Sometimes television critics, including me when I'm in a bad mood, complain about the loss of the great shared television experience, that feeling of sitting round the telly with friends and family and watching the same programme at the same time.

But television has never really been about sharing at all - it is about loneliness and always has been.

It's about one person pressing the on switch because that means there are voices and faces in the room with them. Television is a kind of someone else.

This might be why Alan Bennett - who was celebrated with a series of repeats last week on BBC Four - has always been so well suited to television because his greatest subject has always been loneliness.

It is what he writes about over and over again: The Lady In The Van was lonely, Hector in The History Boys was lonely, and almost every one of the characters in the Talking Heads series was lonely - sometimes so lonely it was hard to watch.

Last week, to mark Bennett's 80th birthday, a couple of the best of the Talking Heads were shown again and they included A Lady Of Letters (Tuesday, BBC Four, 9pm).

First shown in 1987, the monologue features Patricia Routledge as a woman called Irene who is obsessed with writing letters, usually to the authorities about what she considers to be breaches of etiquette.

One of her complaints is about staff smoking outside a crematorium. "Of course if I'd happened to be heartbroken, it would have been much worse," she says. "But I hardly knew the woman."

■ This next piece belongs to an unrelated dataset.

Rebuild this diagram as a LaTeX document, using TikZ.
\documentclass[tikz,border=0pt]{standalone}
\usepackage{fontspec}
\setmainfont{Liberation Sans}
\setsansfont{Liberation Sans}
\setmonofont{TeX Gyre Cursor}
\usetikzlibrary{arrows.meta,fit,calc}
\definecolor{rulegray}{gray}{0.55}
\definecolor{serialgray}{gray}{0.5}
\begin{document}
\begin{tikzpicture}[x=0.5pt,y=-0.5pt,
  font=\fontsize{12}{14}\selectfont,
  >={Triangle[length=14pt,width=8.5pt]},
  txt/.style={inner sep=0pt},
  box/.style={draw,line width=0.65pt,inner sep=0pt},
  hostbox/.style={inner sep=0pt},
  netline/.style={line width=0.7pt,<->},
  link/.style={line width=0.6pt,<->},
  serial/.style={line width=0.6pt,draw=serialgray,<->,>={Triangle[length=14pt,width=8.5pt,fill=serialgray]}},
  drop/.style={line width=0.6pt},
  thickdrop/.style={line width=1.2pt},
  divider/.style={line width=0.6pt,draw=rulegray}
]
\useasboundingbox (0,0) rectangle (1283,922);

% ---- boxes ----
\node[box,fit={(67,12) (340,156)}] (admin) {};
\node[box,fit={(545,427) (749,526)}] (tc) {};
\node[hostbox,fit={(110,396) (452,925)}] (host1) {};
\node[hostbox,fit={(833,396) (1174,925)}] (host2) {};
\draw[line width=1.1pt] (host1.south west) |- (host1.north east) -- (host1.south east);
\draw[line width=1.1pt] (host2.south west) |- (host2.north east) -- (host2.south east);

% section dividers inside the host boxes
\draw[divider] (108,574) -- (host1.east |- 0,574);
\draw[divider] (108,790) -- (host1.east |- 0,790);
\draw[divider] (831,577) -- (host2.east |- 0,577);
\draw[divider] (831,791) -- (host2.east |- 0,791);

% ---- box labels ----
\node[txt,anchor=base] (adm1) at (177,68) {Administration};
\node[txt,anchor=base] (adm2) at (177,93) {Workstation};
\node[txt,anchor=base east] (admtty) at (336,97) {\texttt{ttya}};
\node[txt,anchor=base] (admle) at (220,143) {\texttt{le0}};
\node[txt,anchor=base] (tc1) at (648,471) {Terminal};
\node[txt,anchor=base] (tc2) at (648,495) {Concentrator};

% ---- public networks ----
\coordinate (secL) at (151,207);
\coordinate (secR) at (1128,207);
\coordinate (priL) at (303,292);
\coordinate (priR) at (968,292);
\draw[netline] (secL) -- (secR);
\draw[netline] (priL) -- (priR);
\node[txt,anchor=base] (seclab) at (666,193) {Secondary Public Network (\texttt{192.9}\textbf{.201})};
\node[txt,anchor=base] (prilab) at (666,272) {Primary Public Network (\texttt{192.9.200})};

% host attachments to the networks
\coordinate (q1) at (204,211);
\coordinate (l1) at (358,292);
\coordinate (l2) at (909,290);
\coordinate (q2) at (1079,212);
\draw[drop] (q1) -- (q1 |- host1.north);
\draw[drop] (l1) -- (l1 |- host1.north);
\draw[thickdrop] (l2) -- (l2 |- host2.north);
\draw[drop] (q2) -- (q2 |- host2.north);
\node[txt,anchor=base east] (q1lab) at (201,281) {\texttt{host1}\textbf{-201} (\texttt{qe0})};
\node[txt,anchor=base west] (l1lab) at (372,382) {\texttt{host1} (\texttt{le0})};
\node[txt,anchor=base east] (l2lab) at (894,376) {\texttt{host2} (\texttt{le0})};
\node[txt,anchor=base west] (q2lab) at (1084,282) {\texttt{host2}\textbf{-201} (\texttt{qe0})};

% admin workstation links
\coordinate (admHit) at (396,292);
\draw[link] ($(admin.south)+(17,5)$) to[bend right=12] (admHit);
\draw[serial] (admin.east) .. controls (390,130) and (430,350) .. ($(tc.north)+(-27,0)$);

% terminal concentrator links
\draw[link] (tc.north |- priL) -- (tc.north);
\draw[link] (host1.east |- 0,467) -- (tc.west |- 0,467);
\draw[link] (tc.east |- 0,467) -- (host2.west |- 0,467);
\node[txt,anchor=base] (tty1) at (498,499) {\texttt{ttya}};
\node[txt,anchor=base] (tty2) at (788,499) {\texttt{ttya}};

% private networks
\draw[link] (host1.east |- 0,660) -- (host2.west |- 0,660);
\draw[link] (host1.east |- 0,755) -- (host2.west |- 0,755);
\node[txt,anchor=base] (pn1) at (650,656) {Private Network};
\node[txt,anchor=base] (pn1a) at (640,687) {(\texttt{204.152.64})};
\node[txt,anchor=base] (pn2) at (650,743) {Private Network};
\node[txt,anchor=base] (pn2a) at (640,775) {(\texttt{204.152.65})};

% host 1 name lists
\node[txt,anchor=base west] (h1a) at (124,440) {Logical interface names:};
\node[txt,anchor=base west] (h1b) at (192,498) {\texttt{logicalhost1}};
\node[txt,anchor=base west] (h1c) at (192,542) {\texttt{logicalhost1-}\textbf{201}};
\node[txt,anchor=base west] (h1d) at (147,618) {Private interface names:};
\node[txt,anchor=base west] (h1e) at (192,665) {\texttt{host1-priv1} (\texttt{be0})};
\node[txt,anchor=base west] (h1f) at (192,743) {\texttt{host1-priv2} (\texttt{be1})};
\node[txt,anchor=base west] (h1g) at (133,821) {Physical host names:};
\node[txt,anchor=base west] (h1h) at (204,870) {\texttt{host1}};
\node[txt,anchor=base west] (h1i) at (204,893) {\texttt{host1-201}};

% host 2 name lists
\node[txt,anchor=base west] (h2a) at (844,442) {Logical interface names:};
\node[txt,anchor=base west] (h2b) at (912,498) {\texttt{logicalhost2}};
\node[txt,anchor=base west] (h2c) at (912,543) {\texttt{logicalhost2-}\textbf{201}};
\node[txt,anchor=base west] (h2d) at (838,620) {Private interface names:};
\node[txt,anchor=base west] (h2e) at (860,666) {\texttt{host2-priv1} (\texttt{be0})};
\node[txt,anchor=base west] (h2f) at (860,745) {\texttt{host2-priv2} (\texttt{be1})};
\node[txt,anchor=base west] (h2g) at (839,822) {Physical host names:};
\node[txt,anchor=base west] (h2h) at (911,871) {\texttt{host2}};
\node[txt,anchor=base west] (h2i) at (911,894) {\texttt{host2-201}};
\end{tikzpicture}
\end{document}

There were other delightful, funny, revealing little sentences like that one including a comment about letters from her MP ("He's Labour but it's always good notepaper and beautifully typed") but it was the sentences that said one thing and meant another that reminded me why Bennett is so good.

At one point, Irene looks out of her window at the family across the road.

"I see that we have a new couple moved in opposite," she says and there it was, exposed: all her longing for a domestic life, a husband and a child.

It was the loneliness again, revealed, exposed and made bittersweet and funny.

A couple of days before the showing of the Routledge play, the director Nicholas Hytner interviewed its creator for Alan Bennett At 80 (Saturday, BBC Four, 9pm) and suggested that as well as loneliness, the other great theme of his work is regret.

More often than not, said Hytner, Bennett's characters miss their opportunities rather than seize them, and the great man nodded at that one.

"The things you remember are the things you didn't do," he said.

The great skill of Bennett has been to tap into that sadness with jokes that hurt; he has made melancholia watchable by putting laughing and crying right up against each other, like they are in life.

But does this mean there are lessons for modern television?

Probably not. We now look in vain for real life in scripted and directed reality shows instead of looking at the fiction of Bennett, where real life always shows up, painfully, honestly and movingly.